Fallguy (1962)
7/10
Blood Simple, Alphaville, and 77 Sunset Strip rolled into one
18 January 2020
This is, obviously, a low budget movie with a fairly predictable "man on the run" plot. Leaving that aside ...

The opening credits are as good as anything Saul Bass did in the wake of "Anatomy of a Murder."

The jazz score is wonderful, and it is not the composer's fault that the director chose to turn up the volume so high that it becomes intrusive at times and even overrides the dialogue. There is a proto-Peter-Gunn feel to it that is really better than this film deserves.

There are some nice location shots around Los Angeles, and the scenes of the teens dancing at the hamburger joint are almost documentary-like in their naturalness.

Nice cars!
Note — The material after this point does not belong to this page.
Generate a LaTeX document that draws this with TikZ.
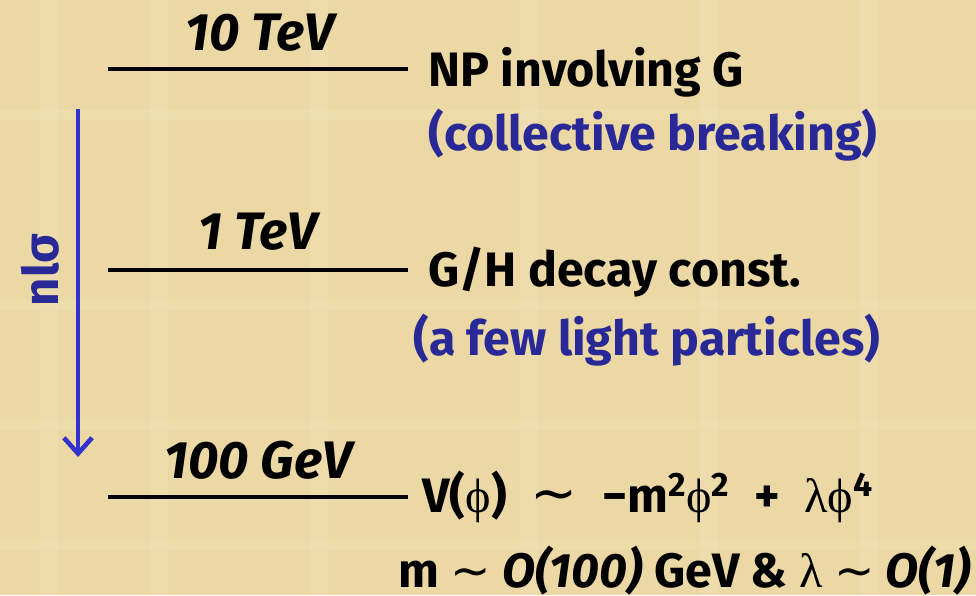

Nice bus! Nice short-bed newspaper delivery truck! The hot little convertible and the young male lead give the whole affair the air of an episode of "77 Sunset Strip."

The director seems to come from a planet where people's faces are not important but their shoes, legs, and waists are. Shot after shot is deliberately set up to scope out men's shoes and trousers. The result is almost fetishistic, but, weirdly enough, kind of "manly" at the same time.

The bizarre angle shots in the sterile modern rooms look forward to the 1965 French New Wave Science Fiction / Film Noir cult classic "Alphaville" by Jean-Luc Godard -- only not ironic.

The sleazy exploitation subplot, including underwear-clad escorts, a ridiculous cat-fight, men slapping women around and roughing them up, and multiple negligee scenes, are spectacular examples of what happens when a demented director tries to interject a bevy of pretty young "blonde models" with no acting experience into a noirish crime drama.

Some of the actors are wooden and many of the interior scenes were badly miked, so there are unexpected echoes. and the resultant efforts to correct these deficiencies with overdubbing are failures. So what? Who cares?

The build-up of violence has an early Coen Brothers feel to it, somewhere between "Blood Simple" and "Miller's Crossing," only without their great dialogue. In fact, there is very little dialogue in this film at all, and some of what there is seems improvised.

The ending is completely over the top and veers off into Quentin Tarantino territory, and the denouement is a sweet heartbreaker, and entirely unexpected.

I gave this movie a solid "7" because i think it should be shown to all aspiring film-makers. It is a fascinating study in good intentions that do not quite make it to a professional level. It is not a travesty, like an Ed Wood film, but it is just enough below the threshold of what you are expecting that you wish Raymond Burr, Frank Cady, Edd "Kookie" Byrnes, and Sterling Hayden had been in the cast, and that the director had been Edgar G. Ulmer.